Protokoll der Sitzung vom 15.12.2016

(Norbert Schmitt (SPD): 3 % Zinsen!)

muss der Steuerzahler tragen – wobei Folgekosten nicht nur möglich, sondern eigentlich sicher sind. Das Risiko wird auf die Allgemeinheit übertragen. Das Verursacherprinzip wird einmal mehr ausgehebelt.

(Beifall bei der LINKEN)

Wenn man vorschlägt, die Konzerne samt ihren profitablen Zweigen zu vergesellschaften, dann ist das natürlich total unrealistisch. Das wurde uns immer gesagt. Aber dieses Milliardengrab? Auf einmal hat man überhaupt kein Problem damit, das zu vergesellschaften.

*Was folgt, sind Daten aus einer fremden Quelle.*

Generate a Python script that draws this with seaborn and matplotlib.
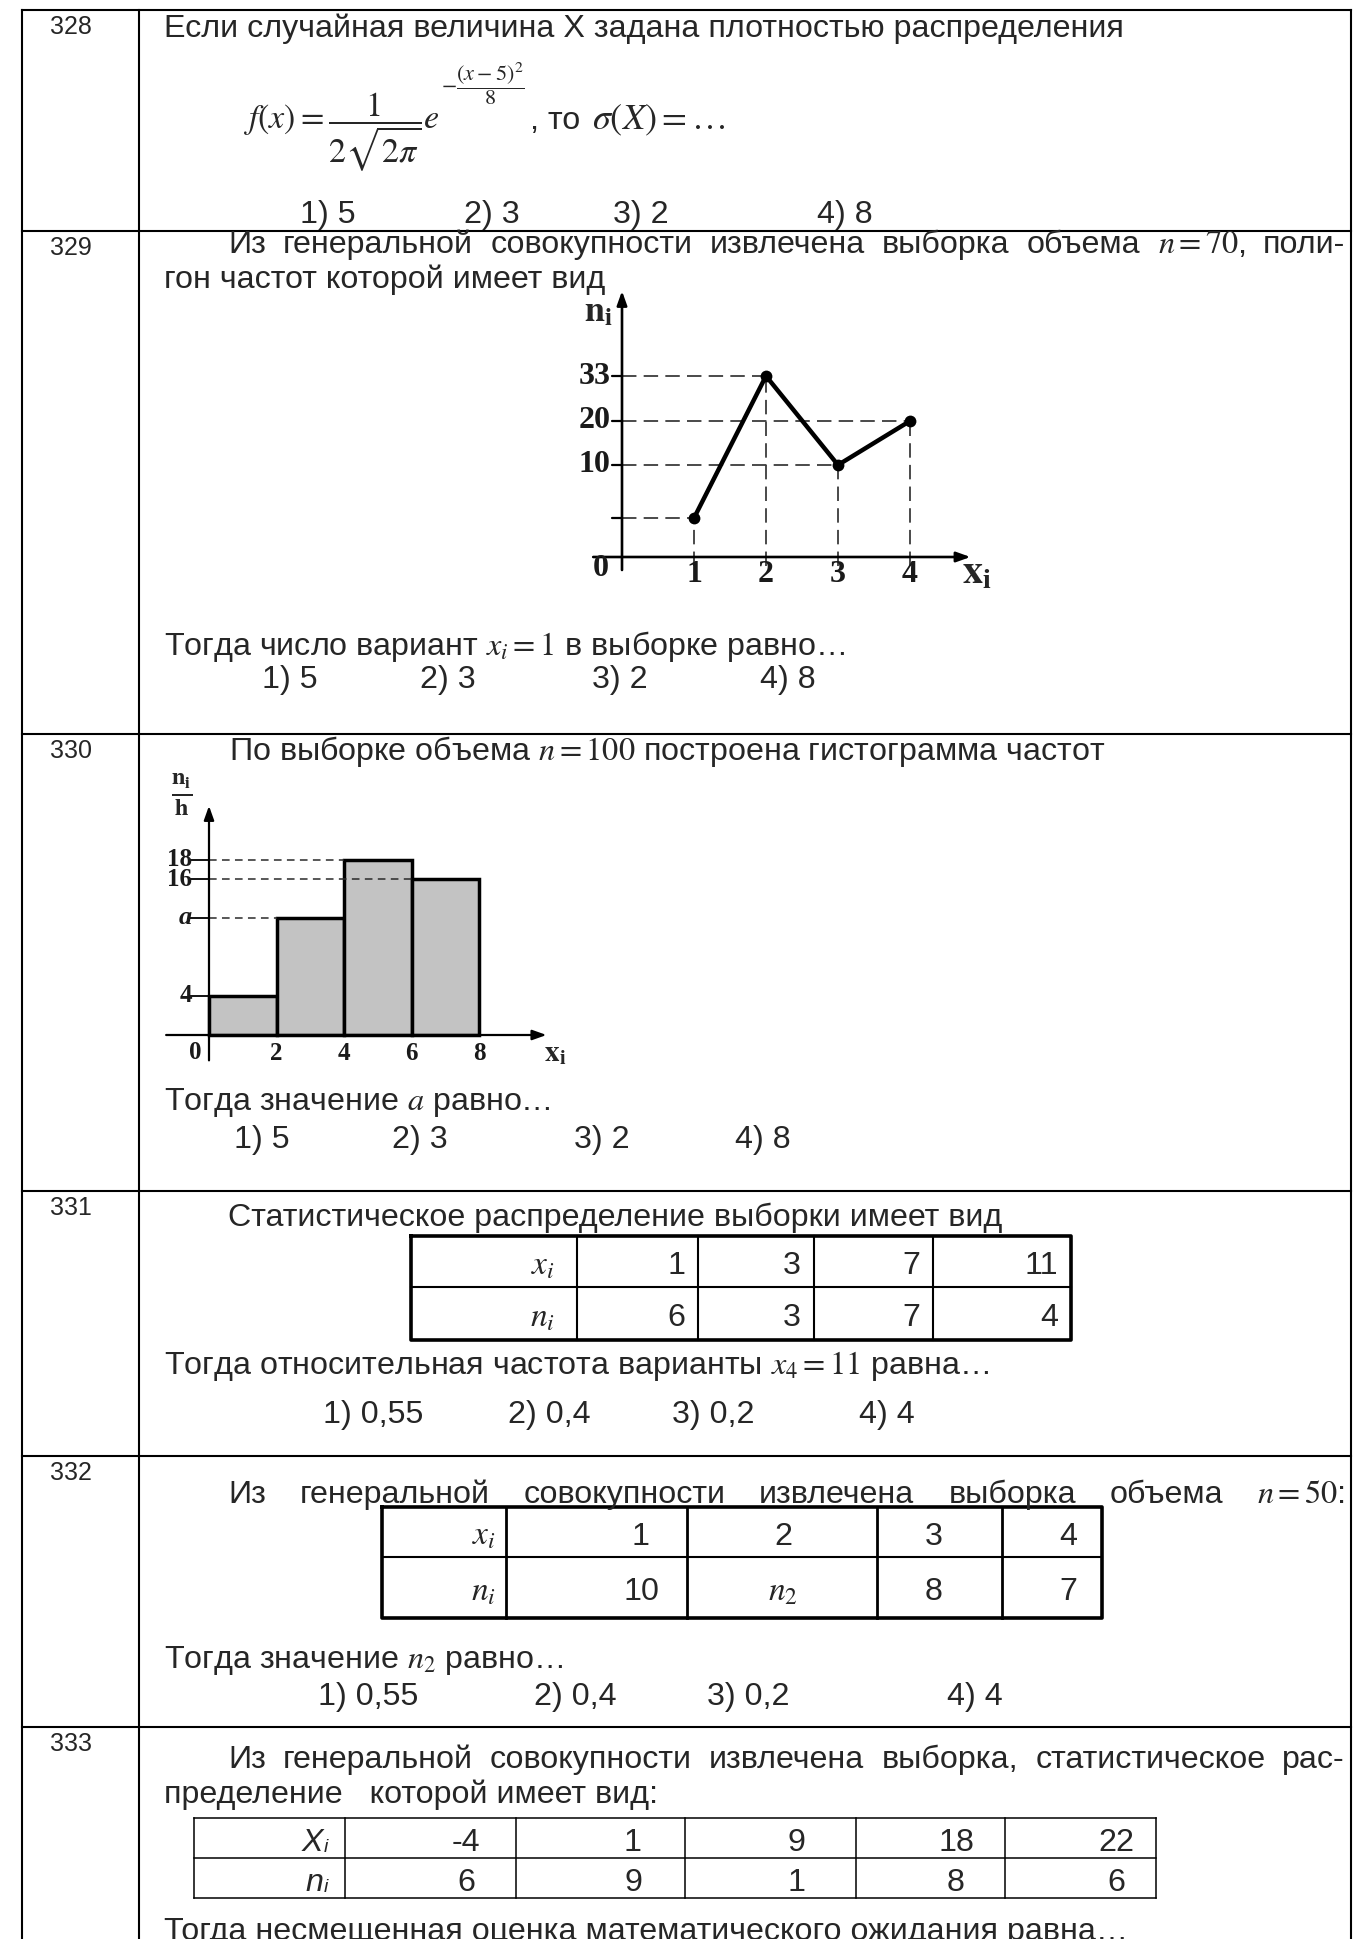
import numpy as np
import pandas as pd
import matplotlib
matplotlib.use("Agg")
import matplotlib.pyplot as plt
import seaborn as sns

# ---------------- data ----------------
task_ids = ["328", "329", "330", "331", "332", "333"]

# 329: frequency polygon
poly_x = [1, 2, 3, 4]
poly_n = [7, 33, 10, 20]
poly_ytick_labels = [33, 20, 10]

# 330: histogram of frequencies
hist_edges = [0, 2, 4, 6, 8]
hist_heights = [4, 12, 18, 16]
hist_ytick_vals = [4, 12, 16, 18]
hist_ytick_text = ["4", "a", "16", "18"]

# tables
t331_x = ["1", "3", "7", "11"]
t331_n = ["6", "3", "7", "4"]
t332_x = ["1", "2", "3", "4"]
t332_n = ["10", r"$n_2$", "8", "7"]
t333_x = ["-4", "1", "9", "18", "22"]
t333_n = ["6", "9", "1", "8", "6"]

# answer options
ans_int = ["1) 5", "2) 3", "3) 2", "4) 8"]
ans_frac = ["1) 0,55", "2) 0,4", "3) 0,2", "4) 4"]

# ---------------- style ----------------
sns.set_theme(style="white")
plt.rcParams["font.family"] = ["Liberation Sans", "DejaVu Sans"]
plt.rcParams["mathtext.fontset"] = "stix"

W, H = 1357, 1939
fig = plt.figure(figsize=(W / 100, H / 100), dpi=100)
page = fig.add_axes([0, 0, 1, 1])
page.set_xlim(0, W)
page.set_ylim(H, 0)
page.axis("off")
R = fig.canvas.get_renderer()

BODY = 23.2
LABEL = 18
MATH = 24
FORM = 24.5


def T(x, y, s, size=BODY, ha="left", **kw):
    return page.text(x, y, s, fontsize=size, ha=ha, va="baseline", **kw)


def L(xs, ys, lw=1.5, **kw):
    page.plot(xs, ys, color="black", lw=lw, solid_capstyle="projecting", **kw)


def justify(x0, x1, y, s, size=BODY):
    words = s.split(" ")
    objs = [T(0, y, w, size) for w in words]
    ws = [o.get_window_extent(R).width for o in objs]
    gap = (x1 - x0 - sum(ws)) / (len(words) - 1)
    x = x0
    for o, w in zip(objs, ws):
        o.set_x(x)
        x += w + gap


def cell(x, yc, s, size=BODY, ha="right", **kw):
    cap = 0.716 * size * 100 / 72
    return page.text(x, yc + cap / 2, s, fontsize=size, ha=ha, va="baseline", **kw)


def grid(xs, ys, lw_out, lw_in_v, lw_in_h):
    for y in ys[1:-1]:
        L([xs[0], xs[-1]], [y, y], lw=lw_in_h)
    for x in xs[1:-1]:
        L([x, x], [ys[0], ys[-1]], lw=lw_in_v)
    L([xs[0], xs[-1], xs[-1], xs[0], xs[0]], [ys[0], ys[0], ys[-1], ys[-1], ys[0]], lw=lw_out)


# ---------------- page grid ----------------
LEFT, RIGHT, TOP, DIV = 22, 1351, 10, 139
rows_top = [TOP, 231, 734, 1191, 1456, 1727]
L([LEFT, RIGHT], [TOP, TOP])
L([LEFT, LEFT], [TOP, H + 5])
L([RIGHT, RIGHT], [TOP, H + 5])
L([DIV, DIV], [TOP, H + 5])
for y in rows_top[1:]:
    L([LEFT, RIGHT], [y, y])
for tid, y in zip(task_ids, rows_top):
    T(71, y + 24, tid, size=LABEL, ha="center")

# ---------------- 328 ----------------
T(164, 37, "Если случайная величина X задана плотностью распределения")
f1 = T(243, 129, r"$f\left(x\right)=\dfrac{1}{2\sqrt{2\pi}}e$", size=FORM)
e_end = f1.get_window_extent(R).x1
page.text(e_end + 1, 84, r"$-\dfrac{\left(x-5\right)^{2}}{8}$", fontsize=16, ha="left", va="center")
T(530, 129, ", то")
T(592, 129, r"$\sigma\left(X\right)=\ldots$", size=FORM + 1.5)
for s, x in zip(ans_int, [300, 464, 613, 817]):
    T(x, 223, s)

# ---------------- 329 ----------------
justify(228, 1345, 253, r"Из генеральной совокупности извлечена выборка объема $n=70$, поли-")
T(164, 288, "гон частот которой имеет вид")
T(164, 655, r"Тогда число вариант $x_i=1$ в выборке равно…")
for s, x in zip(ans_int, [262, 420, 592, 760]):
    T(x, 688, s)

# polygon chart: x linear, y uses the picture's own (non-uniform) scale
PX0, PXS, AXY0 = 622, 72, 557
KV = np.array([-30.0, 0, 7, 10, 20, 33, 90])
KT = np.array([-120.0, 0, 39, 92, 136, 181, 392])
fwd = lambda v: np.interp(v, KV, KT)
inv = lambda t: np.interp(t, KT, KV)
x_lo, x_hi, t_lo, t_hi = -1.0, 5.4, -45, 280
ax1 = fig.add_axes([(PX0 + PXS * x_lo) / W, 1 - (AXY0 - t_lo) / H,
                    PXS * (x_hi - x_lo) / W, (t_hi - t_lo) / H])
ax1.set_yscale("function", functions=(fwd, inv))
sns.lineplot(x=poly_x, y=poly_n, ax=ax1, color="black", lw=3.2, marker="o",
             markersize=8.5, markeredgewidth=0, zorder=4, legend=False)
for xv, nv in zip(poly_x, poly_n):
    ax1.plot([0, xv], [nv, nv], color="#3c3c3c", lw=1.3, dashes=(8, 4), zorder=2)
    ax1.plot([xv, xv], [inv(-9), nv], color="#3c3c3c", lw=1.3, dashes=(8, 4), zorder=2)
for v in poly_ytick_labels + [poly_n[0]]:
    ax1.plot([-0.14, 0.0], [v, v], color="black", lw=1.6, zorder=3)
arrow = dict(arrowstyle="-|>,head_length=0.7,head_width=0.25", color="black", lw=1.9,
             shrinkA=0, shrinkB=0)
ax1.annotate("", xy=(4.84, 0), xytext=(-0.4, 0), arrowprops=arrow, annotation_clip=False)
ax1.annotate("", xy=(0, inv(266)), xytext=(0, inv(-13)), arrowprops=arrow, annotation_clip=False)
serif_b = dict(family="Liberation Serif", weight="bold", color="#1a1a1a")
for v in poly_ytick_labels:
    ax1.text(-0.16, v, str(v), ha="right", va="center", fontsize=23, **serif_b)
ax1.text(-0.3, inv(-12), "0", ha="center", va="center", fontsize=23, **serif_b)
for xv in poly_x:
    ax1.text(xv, inv(-18), str(xv), ha="center", va="center", fontsize=23, **serif_b)
ax1.text(-0.33, inv(245), r"$\mathbf{n}_{\mathbf{i}}$", ha="center", va="center", fontsize=26)
ax1.text(4.93, inv(-16), r"$\mathbf{x}_{\mathbf{i}}$", ha="center", va="center", fontsize=29)
ax1.set_xlim(x_lo, x_hi)
ax1.set_ylim(inv(t_lo), inv(t_hi))
ax1.axis("off")

# ---------------- 330 ----------------
T(229, 760, r"По выборке объема $n=100$ построена гистограмма частот")
T(164, 1110, r"Тогда значение $a$ равно…")
for s, x in zip(ans_int, [234, 392, 574, 735]):
    T(x, 1148, s)

HX0, HXS, HY0, HYS = 209, 33.75, 1035, 9.75
hx_lo, hx_hi, hy_lo, hy_hi = -1.7, 10.8, -3.6, 28
ax2 = fig.add_axes([(HX0 + HXS * hx_lo) / W, 1 - (HY0 - HYS * hy_lo) / H,
                    HXS * (hx_hi - hx_lo) / W, HYS * (hy_hi - hy_lo) / H])
mids = [(a + b) / 2 for a, b in zip(hist_edges[:-1], hist_edges[1:])]
sns.histplot(x=mids, weights=hist_heights, bins=hist_edges, ax=ax2, color="#c3c3c3",
             edgecolor="black", linewidth=2.5, alpha=1, zorder=2)
for left_edge, h in zip(hist_edges[:-1], hist_heights):
    if left_edge > 0:
        ax2.plot([0, left_edge], [h, h], color="#2a2a2a", lw=1.1, dashes=(5, 3.5), zorder=3)
for v in hist_ytick_vals:
    ax2.plot([-0.55, 0.0], [v, v], color="black", lw=1.3, zorder=3)
ax2.annotate("", xy=(10.0, 0), xytext=(-1.27, 0), arrowprops=dict(arrow, lw=1.6), annotation_clip=False)
ax2.annotate("", xy=(0, 23.5), xytext=(0, -2.6), arrowprops=dict(arrow, lw=1.6), annotation_clip=False)
for v, s in zip(hist_ytick_vals, hist_ytick_text):
    if s == "a":
        ax2.text(-0.5, v, s, ha="right", va="center", fontsize=19, style="italic", **serif_b)
    else:
        ax2.text(-0.5, v, s, ha="right", va="center", fontsize=18, **serif_b)
ax2.text(-0.4, -1.8, "0", ha="center", va="center", fontsize=18, **serif_b)
for e in hist_edges[1:]:
    ax2.text(e, -1.9, str(e), ha="center", va="center", fontsize=18, **serif_b)
ax2.text(10.25, -1.9, r"$\mathbf{x}_{\mathbf{i}}$", ha="center", va="center", fontsize=21)
ax2.text(-0.8, 24.7, r"$\frac{\mathbf{n}_{\mathbf{i}}}{\mathbf{h}}$", ha="center", va="center", fontsize=25)
ax2.set_xlim(hx_lo, hx_hi)
ax2.set_ylim(hy_lo, hy_hi)
ax2.axis("off")

# ---------------- 331 ----------------
T(228, 1226, "Статистическое распределение выборки имеет вид")
xs = [411, 577, 698, 814, 933, 1071]
ys = [1236, 1287, 1340]
grid(xs, ys, 2.6, 1.5, 1.5)
for r, (lab, vals) in enumerate([(r"$x_i$", t331_x), (r"$n_i$", t331_n)]):
    yc = (ys[r] + ys[r + 1]) / 2 + 1
    cell(xs[1] - 22, yc, lab, size=MATH)
    for j, v in enumerate(vals):
        cell(xs[j + 2] - 13, yc, v)
T(164, 1374, r"Тогда относительная частота варианты $x_4=11$ равна…")
for s, x in zip(ans_frac, [323, 508, 672, 859]):
    T(x, 1423, s)

# ---------------- 332 ----------------
justify(228, 1345, 1503, r"Из генеральной совокупности извлечена выборка объема $n=50$:")
xs = [382, 506, 687, 877, 1002, 1102]
ys = [1507, 1557, 1618]
grid(xs, ys, 2.6, 2.0, 1.5)
col332 = [641, 783, 934, 1068]
for r, (lab, vals) in enumerate([(r"$x_i$", t332_x), (r"$n_i$", t332_n)]):
    yc = (ys[r] + ys[r + 1]) / 2 + 1
    cell(xs[1] - 10, yc, lab, size=MATH)
    for xc, v in zip(col332, vals):
        cell(xc, yc, v, size=MATH if v.startswith("$") else BODY, ha="center")
T(164, 1668, r"Тогда значение $n_2$ равно…")
for s, x in zip(ans_frac, [318, 534, 707, 947]):
    T(x, 1705, s)

# ---------------- 333 ----------------
justify(228, 1345, 1768, "Из генеральной совокупности извлечена выборка, статистическое рас-")
T(164, 1803, "пределение   которой имеет вид:")
xs = [194, 345, 516, 685, 856, 1005, 1156]
ys = [1818, 1858, 1898]
for y in ys:
    L([xs[0], xs[-1]], [y, y], lw=1.1)
for x in xs:
    L([x, x], [ys[0], ys[-1]], lw=1.1)
col333 = [466, 633, 796, 956, 1116]
for r, (lab, vals) in enumerate([("X", t333_x), ("n", t333_n)]):
    yc = (ys[r] + ys[r + 1]) / 2 + 1
    cell(xs[1] - 22, yc, lab, style="italic")
    cell(xs[1] - 21, yc + 6, "i", size=14, ha="left", style="italic")
    for xc, v in zip(col333, vals):
        cell(xc, yc, v, ha="center")
T(164, 1940, "Тогда несмещенная оценка математического ожидания равна…")

fig.savefig("out.png", dpi=100)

Die „FR“ kommentierte dies unter der Überschrift „Ein mieser Atomdeal“ folgendermaßen:

Die Trittin-Kommission ermöglicht es den Atomkonzernen, sich freizukaufen. Das kommt einem Super-GAU für die Steuerzahler gleich, …

Es ist also alles andere als generös,

(Zuruf der Abg. Angela Dorn (BÜNDNIS 90/DIE GRÜNEN))

dass die Konzerne nun einen Teil ihrer Klagen zurückziehen; es ist vielmehr ein lohnendes Geschäft für sie.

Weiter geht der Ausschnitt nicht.